В войне он видит могучее средство против рационалистического разложения национальной культуры. «Мое участие в этой войне не имеет никакого отношения к мировому господству и к господству в торговле, это лишь участие в том страстном процессе самопознания, самоограничения и самоутверждения, в который вынуждена была вступить немецкая культура из-за страшного духовного давления и натиска извне». Главным же отличительным свойством немецкой культуры он считает преобладание нравственного и эстетического начал над политическим, социально организующим. Немец для автора «Размышлений» — это бюргер, систематически, изо дня в день, независимо от настроения добросовестно исполняющий свои прямые, малые или большие трудовые обязанности, находящий высшее удовлетворение в строгом соблюдении порядка и потому, по самой натуре своей, питающий недоверие и отвращение ко всему, что отвлекает его от дела: к парламентской болтовне о свободе и равенстве (достоинство человеку придает не сознание равенства всех людей, уважение к своему месту в мире), к политическим сенсациям, к попыткам какого-либо радикального преобразования общества.
Нетрудно увидеть, что в глазах автора «Размышлений» немец есть некое воплощение бюргерских добродетелей.
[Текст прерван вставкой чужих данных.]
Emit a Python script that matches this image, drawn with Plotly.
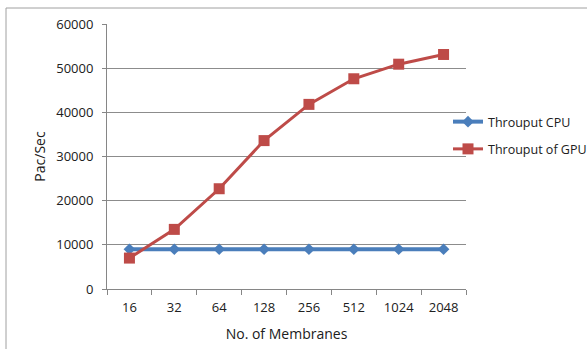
import plotly.graph_objects as go

membranes = ["16", "32", "64", "128", "256", "512", "1024", "2048"]
cpu_throughput = [9000, 9000, 9000, 9000, 9000, 9000, 9000, 9000]
gpu_throughput = [7000, 13500, 22700, 33600, 41800, 47600, 50900, 53100]
y_ticks = [0, 10000, 20000, 30000, 40000, 50000, 60000]

W, H = 587, 349
L, R, T, B = 107, 121, 24, 60
pw, ph = W - L - R, H - T - B

font_family = "Open Sans, Liberation Sans, sans-serif"

fig = go.Figure()
fig.add_trace(go.Scatter(
    x=membranes, y=cpu_throughput, name="Throuput CPU", mode="lines+markers",
    legendgroup="cpu",
    line=dict(color="#4a7ebb", width=4),
    marker=dict(symbol="diamond", size=9, color="#4a7ebb"),
))
fig.add_trace(go.Scatter(
    x=membranes, y=gpu_throughput, name="Throuput of GPU", mode="lines+markers",
    legendgroup="gpu",
    line=dict(color="#be4b48", width=3),
    marker=dict(symbol="square", size=11, color="#be4b48"),
))

# outer chart frame
fig.add_shape(type="rect", xref="paper", yref="paper",
              x0=(6 - L) / pw, x1=(W + 20 - L) / pw,
              y0=-(H + 20 - T - ph) / ph, y1=(H - 8 - B) / ph,
              line=dict(color="#a0a0a0", width=1), layer="below")

fig.update_layout(
    width=W, height=H,
    margin=dict(l=L, r=R, t=T, b=B, autoexpand=False),
    paper_bgcolor="white", plot_bgcolor="white",
    font=dict(family=font_family, size=13, color="#202020"),
    showlegend=True,
    legend=dict(x=(448 - L) / pw, y=(289 - 107) / ph, xanchor="left", yanchor="top",
                font=dict(size=12.5, color="#202020"), bgcolor="rgba(0,0,0,0)",
                tracegroupgap=8, itemwidth=30),
    xaxis=dict(
        type="category", tickson="boundaries", ticks="outside", ticklen=5,
        tickcolor="#868686", showline=True, linecolor="#868686", linewidth=1,
        showgrid=False, tickfont=dict(size=13), ticklabelstandoff=6,
        title=dict(text="No. of Membranes", font=dict(size=14), standoff=14),
        range=[-0.5, len(membranes) - 0.5],
    ),
    yaxis=dict(
        range=[0, 60000], tickvals=y_ticks, tickformat="d", ticks="outside", ticklen=4,
        tickcolor="#868686", showline=True, linecolor="#868686", linewidth=1,
        showgrid=True, gridcolor="#8c8c8c", gridwidth=1, zeroline=False,
        tickfont=dict(size=13), ticklabelstandoff=6,
        title=dict(text="Pac/Sec", font=dict(size=14), standoff=7),
    ),
)

fig.write_html("out.html")
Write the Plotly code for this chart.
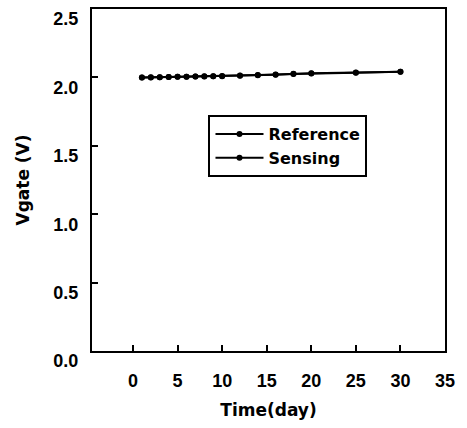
import plotly.graph_objects as go

days = [1, 2, 3, 4, 5, 6, 7, 8, 9, 10, 12, 14, 16, 18, 20, 25, 30]
reference = [2.000, 2.000, 2.001, 2.003, 2.004, 2.005, 2.006, 2.007, 2.008, 2.009,
             2.012, 2.016, 2.020, 2.025, 2.029, 2.034, 2.041]
sensing = [2.000, 2.001, 2.002, 2.003, 2.004, 2.005, 2.006, 2.008, 2.009, 2.010,
           2.013, 2.017, 2.021, 2.026, 2.030, 2.035, 2.042]
x_ticks = [0, 5, 10, 15, 20, 25, 30, 35]
x_tick_text = ["0", "5", "10", "15", "20", "25", "30", "35"]
y_ticks = [0.0, 0.5, 1.0, 1.5, 2.0, 2.5]
y_tick_text = ["0.0", "0.5", "1.0", "1.5", "2.0", "2.5"]

fig = go.Figure()
for name, vals in [("Reference", reference), ("Sensing", sensing)]:
    fig.add_trace(go.Scatter(
        x=days, y=vals, name="<b>%s</b>" % name, mode="lines+markers",
        line=dict(color="black", width=2),
        marker=dict(color="black", size=6, symbol="circle"),
    ))

tick_font = dict(family="Liberation Sans", size=18, color="black")
title_font = dict(family="DejaVu Sans", size=17, color="black")

fig.update_layout(
    width=467, height=428,
    margin=dict(l=92, r=22, t=9, b=77),
    paper_bgcolor="white", plot_bgcolor="white",
    showlegend=True,
    legend=dict(
        x=0.33, y=0.69, xanchor="left", yanchor="top",
        bordercolor="black", borderwidth=2, bgcolor="white",
        font=dict(family="DejaVu Sans", size=16, color="black"),
        itemwidth=48, tracegroupgap=0,
    ),
    xaxis=dict(
        range=[-4.6, 35], tickvals=x_ticks,
        ticktext=["<b>%s</b>" % t for t in x_tick_text],
        ticks="inside", ticklen=6, automargin=False,
        tickwidth=1.5, tickcolor="black", showline=True, linecolor="black",
        linewidth=2, mirror=True, showgrid=False, zeroline=False,
        tickfont=tick_font, ticklabelstandoff=12, ticklabeloverflow="allow",
        title=dict(text="<b>Time(day)</b>", font=title_font, standoff=15),
    ),
    yaxis=dict(
        range=[0, 2.5], tickvals=y_ticks, automargin=False,
        ticktext=["<b>%s</b>" % t for t in y_tick_text], ticks="inside",
        ticklen=6, tickwidth=1.5, tickcolor="black", showline=True,
        linecolor="black", linewidth=2, mirror=True, showgrid=False,
        zeroline=False, tickfont=tick_font, ticklabelstandoff=8,
        ticklabelshift=10, ticklabeloverflow="allow",
        title=dict(text="<b>Vgate (V)</b>", font=title_font, standoff=19),
    ),
)

fig.write_html("out.html", config={"displayModeBar": False},
               post_script="document.body.style.margin='0';")
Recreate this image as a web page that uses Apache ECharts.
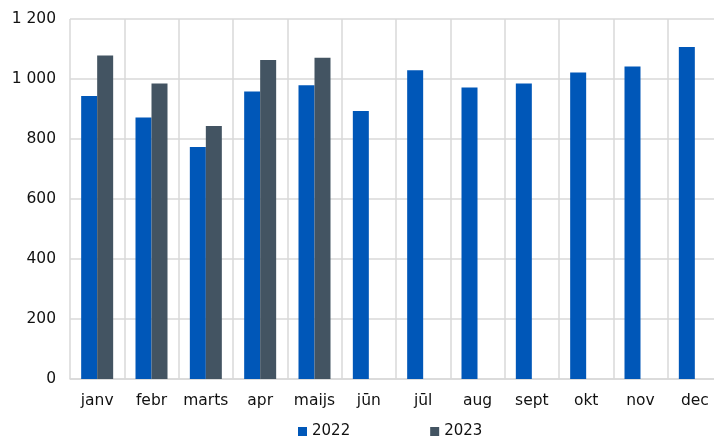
<!DOCTYPE html>
<html style="height: 100%">
<head>
  <meta charset="utf-8">
  <title>chart</title>
</head>
<body style="height: 100%; margin: 0">
<div id="container" style="height: 437px; width: 714px; background: #fff"></div>

<script type="text/javascript" src="https://cdn.jsdelivr.net/npm/echarts@6/dist/echarts.min.js"></script>
<script type="text/javascript">
  var months = ['janv', 'febr', 'marts', 'apr', 'maijs', 'jūn', 'jūl', 'aug', 'sept', 'okt', 'nov', 'dec'];
  var values2022 = [943, 872, 773, 958, 979, 893, 1029, 972, 985, 1022, 1042, 1107];
  var values2023 = [1078, 985, 843, 1063, 1071, '-', '-', '-', '-', '-', '-', '-'];

  var dom = document.getElementById('container');
  var myChart = echarts.init(dom);
  var fontFamily = 'DejaVu Sans, Verdana, sans-serif';
  var gridLine = { color: '#d9d9d9', width: 1.5 };

  var option = {
    animation: false,
    textStyle: { fontFamily: fontFamily },
    grid: { left: 70, width: 652, top: 19, bottom: 58, outerBoundsMode: 'none' },
    legend: {
      data: ['2022', '2023'],
      top: 419,
      left: 293,
      icon: 'rect',
      itemWidth: 9,
      itemHeight: 9,
      itemGap: 80,
      textStyle: { fontSize: 15, color: '#111', fontFamily: fontFamily }
    },
    xAxis: {
      type: 'category',
      data: months,
      axisLine: { lineStyle: gridLine },
      axisTick: { show: false },
      splitLine: { show: true, lineStyle: gridLine },
      axisLabel: { fontSize: 15.5, color: '#111', margin: 14, interval: 0 }
    },
    yAxis: {
      type: 'value',
      min: 0,
      max: 1200,
      interval: 200,
      axisLine: { show: false },
      axisTick: { show: false },
      splitLine: { lineStyle: gridLine },
      axisLabel: {
        fontSize: 15.5,
        color: '#111',
        margin: 14,
        formatter: function (v) {
          return String(v).replace(/\B(?=(\d{3})+(?!\d))/g, ' ');
        }
      }
    },
    series: [
      {
        name: '2022',
        type: 'bar',
        data: values2022,
        barWidth: 16,
        barGap: '0%',
        itemStyle: { color: '#0057b8' }
      },
      {
        name: '2023',
        type: 'bar',
        data: values2023,
        barWidth: 16,
        itemStyle: { color: '#435462' }
      }
    ]
  };

  myChart.setOption(option);
</script>
</body>
</html>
Впрочем, о том, что он отождествляет немца с бюргером, автор и сам не раз говорит, хотя, как мы сейчас увидим, чувствует неисторичность и субъективность такого отождествления. Но в своей неисторической субъективности он идет еще дальше: он отождествляет этого отвлеченного бюргера-немца с самим собой, Томасом Манном. Этого он, правда, прямо не говорит, но это явствует из всей его сугубо личной аргументации, из многочисленных ссылок на собственное творчество, из того, что свои суждения об отношении немцев к работе, к политике, к социальному прогрессу он строит на собственном к ним отношении. «Цель — не какое-то объективное совершенство, а субъективное сознание, что лучше я никак сделать не мог бы». «Я не хочу политики. Я хочу деловитости, порядка и порядочности» — о чем это, о преобладании этического начала над эстетическим в аполитичной немецкой душе или о самом себе? И о том, и о другом, но как автобиографическое признание — это, конечно, убедительней, чем как обобщающее определение национальных свойств.